Amid continuing fighting and a deteriorating humanitarian situation in Ukraine, the United Nations Development Programme (UNDP) today announced it is launching an initiative aimed at ferrying aid to the country’s internally displaced persons (IDPs), as well as other vulnerable citizens trapped by the ongoing hostilities.
The latest figures from the UN human rights office, OHCHR, and the UN’s World Health Organization (WHO), paint a stark picture of the reality on the ground for millions of people living in the regions directly affected by the conflict, such as Donetsk, Luhansk, Zaporizhzhia and Dnipropetrovsk, where hundreds of thousands of IDPs remain trapped.
From mid-April to 12 December, at least 4,707 people were killed and 10,322 wounded by fighting. Since the tenuous ceasefire began, at least 1,357 fatalities were recorded. Moreover, the UN has recently reported that since March 2014, more than one million people have been displaced from the conflict-affected areas, including nearly 530,000 people within Ukraine, of who at least 130,000 are children.
Through its latest efforts, which will kick-off in January, UNDP will target the elderly, orphans, pregnant women, families with children and people with disabilities with some 30,000 food packages to supplement the more than 25,000 already distributed to IDPs across the country.
In addition to the food packages, the UN agency announced it would also distribute sets of warm clothing for adults and children as well as sets of bed linen and blankets in an effort to help mitigate the harsh Ukrainian winter.

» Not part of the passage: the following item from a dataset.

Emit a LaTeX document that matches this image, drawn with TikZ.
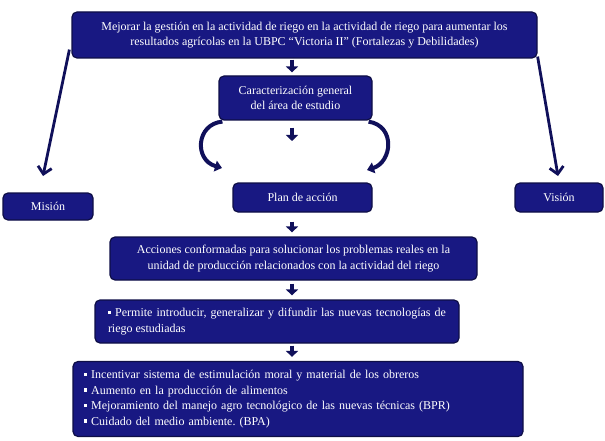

“Supporting internally displaced persons and early recovery of critical social infrastructure in Eastern Ukraine is a priority for the United Nations Development Programme,” Inita Paulovica, Deputy Resident Representative of the UNDP in Ukraine, said in a news release. “Our main task is to ensure that no one is left behind.”
In late February 2014, the situation in Ukraine transcended what was initially seen as an internal Ukrainian political crisis into violent clashes in parts of the country, later reaching full- scale conflict in the east. A cease-fire and peace plan for eastern Ukraine was signed in the Belarussian capital of Minsk on 5 September, but remains fragile. The situation has since continuously deteriorated, with serious consequences for the country’s unity, territorial integrity and stability.